* **WRITTEN INSTRUCTION**: Exclude the pictures and reproduce the remaining data exactly as written.
--- BEGIN SUPPLIED MATERIAL ---
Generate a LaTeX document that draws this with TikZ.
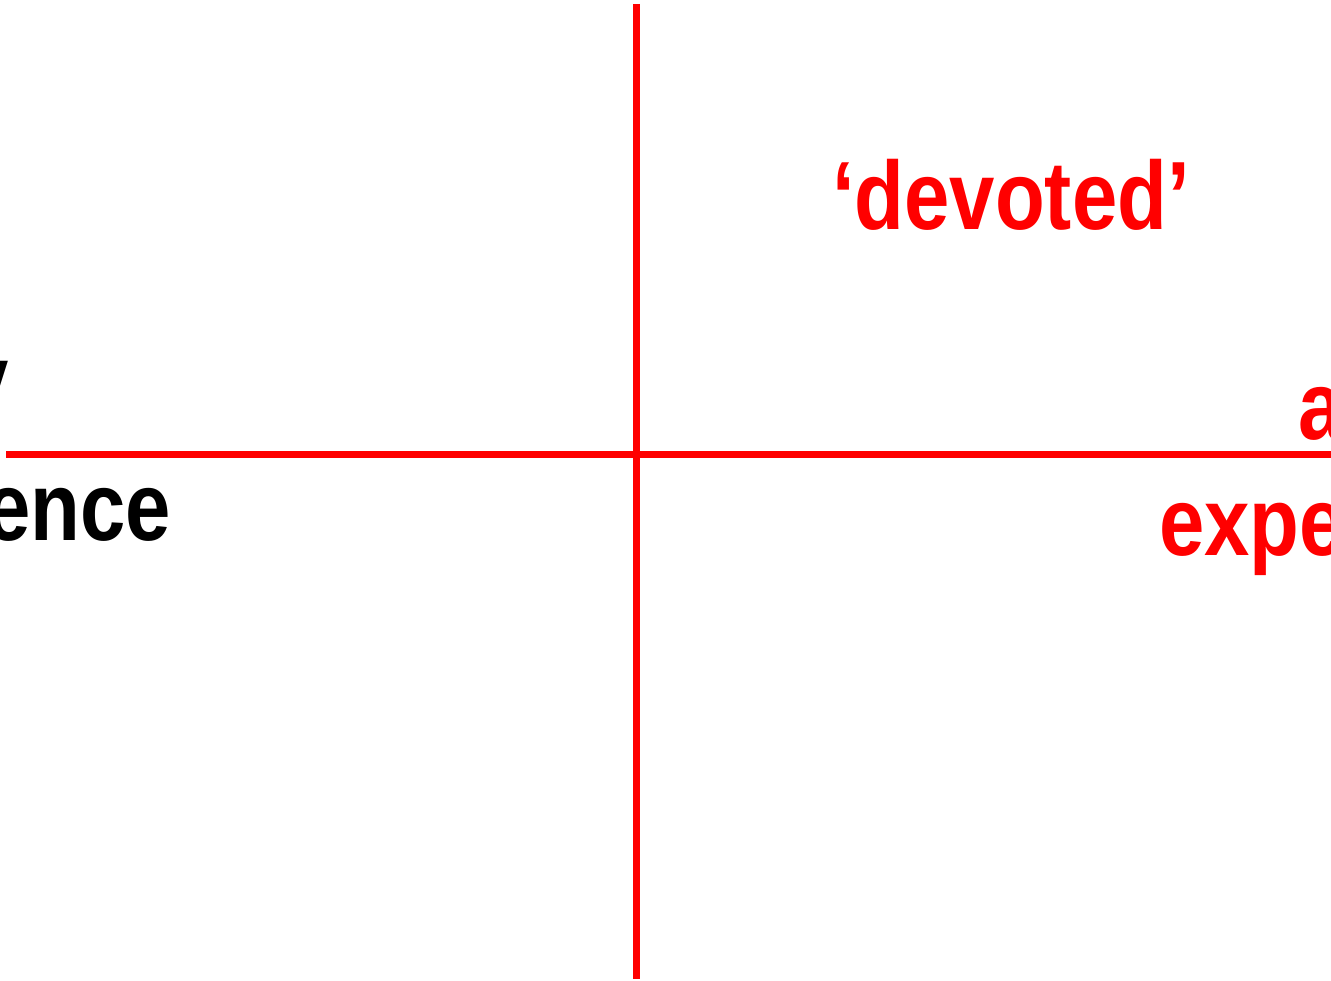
\documentclass[tikz,border=0pt]{standalone}
\usepackage{fontspec}
\setmainfont{Liberation Sans}[FakeStretch=0.84]
\definecolor{axisred}{RGB}{255,0,0}
\begin{document}
\begin{tikzpicture}[x=1pt,y=-1pt,
  lbl/.style={inner sep=0pt,font=\fontsize{97}{97}\selectfont\bfseries},
  axis/.style={draw=axisred,line width=7pt}]
\useasboundingbox (0,0) rectangle (1331,981);
\clip (0,0) rectangle (1331,981);
\coordinate (vt) at (636,4);
\coordinate (vb) at (636,979);
\coordinate (hl) at (6,454.5);
\coordinate (hr) at (1335,454.5);
\draw[axis] (vt) -- (vb);
\draw[axis] (hl) -- (hr);
\node[lbl,text=axisred,anchor=base] (dev) at (1011,230) {‘devoted’};
\node[lbl,text=black,anchor=base east] (ence) at (171,540) {ence};
\node[lbl,text=black,anchor=base east] (yy) at (9,413) {y};
\node[lbl,text=axisred,anchor=base west] (aa) at (1298,440) {a};
\node[lbl,text=axisred,anchor=base west] (expe) at (1159,555) {expe};
\end{tikzpicture}
\end{document}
--- END SUPPLIED MATERIAL ---
* **WRITTEN ANSWER**:
Generate a LaTeX document that draws this with TikZ.
\documentclass[tikz,border=0pt]{standalone}
\usepackage{fontspec}
\setmainfont{Liberation Sans}[FakeStretch=0.84]
\definecolor{axisred}{RGB}{255,0,0}
\begin{document}
\begin{tikzpicture}[x=1pt,y=-1pt,
  lbl/.style={inner sep=0pt,font=\fontsize{97}{97}\selectfont\bfseries},
  axis/.style={draw=axisred,line width=7pt}]
\useasboundingbox (0,0) rectangle (1331,981);
\clip (0,0) rectangle (1331,981);
\coordinate (vt) at (636,4);
\coordinate (vb) at (636,979);
\coordinate (hl) at (6,454.5);
\coordinate (hr) at (1335,454.5);
\draw[axis] (vt) -- (vb);
\draw[axis] (hl) -- (hr);
\node[lbl,text=axisred,anchor=base] (dev) at (1011,230) {‘devoted’};
\node[lbl,text=black,anchor=base east] (ence) at (171,540) {ence};
\node[lbl,text=black,anchor=base east] (yy) at (9,413) {y};
\node[lbl,text=axisred,anchor=base west] (aa) at (1298,440) {a};
\node[lbl,text=axisred,anchor=base west] (expe) at (1159,555) {expe};
\end{tikzpicture}
\end{document}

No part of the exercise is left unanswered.